Há também um código de ética, mais ou menos informal, mas essencial para uma convivência minimamente pacífica. A concorrência desleal, já se sabe, é muito mal tolerada. Preservativo sempre, bêbados nunca, nem tão pouco sítios desconhecidos. Sexo em grupo nem pensar e, por fim, respeitar o espaço e os clientes fixos de cada uma. São regras básicas para se evitar chatices. Não é que se espere muito apoio entre colegas. Mas servem sempre de algum consolo em algumas situações complicadas como avisos de que a bófia anda pelas redondezas, agressões, roubos nos quartos ou informações sobre clientes pouco recomendáveis, coisas que “felizmente”, vão acontecendo cada vez menos, conta a portuguesa.

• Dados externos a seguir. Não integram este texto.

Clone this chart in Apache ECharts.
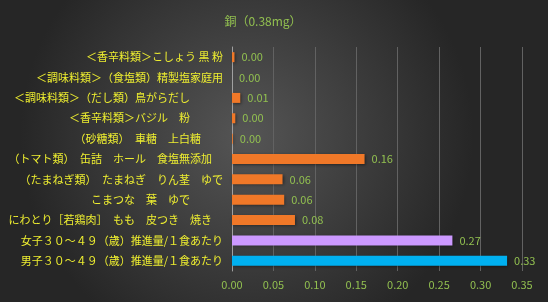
<!doctype html>
<html lang="ja">
<head>
    <meta charset="UTF-8">
    <title>銅</title>
    <script src="https://cdn.jsdelivr.net/npm/echarts@6/dist/echarts.min.js"></script>
    <style>
        html, body { margin: 0; padding: 0; background: #333; }
    </style>
</head>
<body>

<div id="chart" style="width: 548px;height: 302px;"></div>
<script type="text/javascript">
    // bottom to top, as the category axis draws them
    let categories = [
        '男子３０～４９（歳）推進量/１食あたり',
        '女子３０～４９（歳）推進量/１食あたり',
        'にわとり［若鶏肉］　もも　皮つき　焼き　',
        'こまつな　葉　ゆで　　　',
        '（たまねぎ類）　たまねぎ　りん茎　ゆで',
        '（トマト類）　缶詰　ホール　食塩無添加　',
        '（砂糖類）　車糖　上白糖　　',
        '＜香辛料類＞バジル　粉　　　',
        '＜調味料類＞（だし類）鳥がらだし　　　',
        '＜調味料類＞（食塩類）精製塩家庭用',
        '＜香辛料類＞こしょう 黒 粉'
    ];
    let values = [0.332, 0.266, 0.076, 0.063, 0.061, 0.16, 0.001, 0.004, 0.01, 0, 0.003];
    let barColors = ['#00b0f0', '#cc99ff', '#f07828', '#f07828', '#f07828', '#f07828',
        '#f07828', '#f07828', '#f07828', '#f07828', '#f07828'];
    let xTicks = [0, 0.05, 0.1, 0.15, 0.2, 0.25, 0.3, 0.35];

    let seriesData = values.map(function (v, i) {
        return {value: v, itemStyle: {color: barColors[i]}};
    });

    let green = '#92c050';
    let font = '"Noto Sans CJK JP", sans-serif';

    let newChart = echarts.init(document.getElementById("chart"));
    newChart.setOption({
        animation: false,
        backgroundColor: {
            type: 'radial', x: 0.45, y: 0.45, r: 0.75,
            colorStops: [
                {offset: 0, color: '#555555'},
                {offset: 1, color: '#262626'}
            ]
        },
        title: {
            text: '銅（0.38mg）',
            left: 258,
            textAlign: 'center',
            top: 10,
            textStyle: {color: green, fontSize: 12, fontWeight: 'normal', fontFamily: font}
        },
        grid: {left: 232, right: 26, top: 47, bottom: 31, containLabel: false},
        xAxis: {
            type: 'value',
            min: 0,
            max: xTicks[xTicks.length - 1],
            interval: 0.05,
            axisLine: {show: false},
            axisTick: {show: false},
            splitLine: {lineStyle: {color: '#626262', width: 1}},
            axisLabel: {
                color: green, fontSize: 11, fontFamily: font, margin: 8,
                formatter: function (v) { return v.toFixed(2); }
            }
        },
        yAxis: {
            type: 'category',
            data: categories,
            axisLine: {lineStyle: {color: '#a0a0a0'}},
            axisTick: {show: false},
            axisLabel: {color: '#eeee30', fontSize: 11, fontFamily: font, margin: 9}
        },
        series: [
            {
                type: 'bar',
                data: seriesData,
                barWidth: 10,
                itemStyle: {
                    shadowColor: 'rgba(0,0,0,0.45)',
                    shadowBlur: 3,
                    shadowOffsetX: 1,
                    shadowOffsetY: 1
                },
                label: {
                    show: true,
                    position: 'right',
                    distance: 7,
                    color: green,
                    fontSize: 11,
                    fontFamily: font,
                    formatter: function (p) { return p.value.toFixed(2); }
                }
            }
        ]
    });
</script>
</body>
</html>
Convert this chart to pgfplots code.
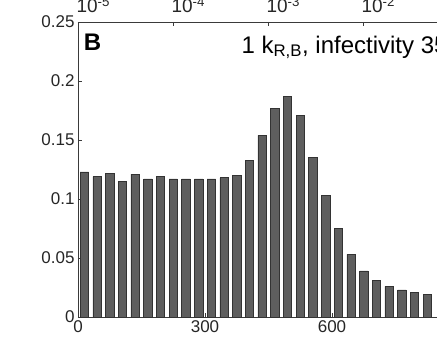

De resto, é como num escritório, só não estão dentro de quatro paredes. Há colegas em quem se pode confiar, aquelas que nem cobertas de ouro se aproximam, as que trabalham por conta própria, as que têm um patrão a controlar tudo o que fazem, as que estão a tempo inteiro ou em part-time para conseguir pagar as prestações da casa, do carro ou a faculdade dos filhos. Mariana é das que está sozinha e assim vai continuar. “Nunca ninguém me obrigou a nada”, assegura. Não pode falar pelas outras. Cada uma sabe de si. Ela, aliás, acabou por falar mais do que queria, admite, enquanto apaga o cigarro com o bico do sapato. É o último ataque preventivo dela mas, no final, o tempo da conversa prolongou-se muito além de um único cigarro, como previamente combinado. Foram quatro, com longos intervalos pelo meio, mas quatro cigarros queimados até à beata.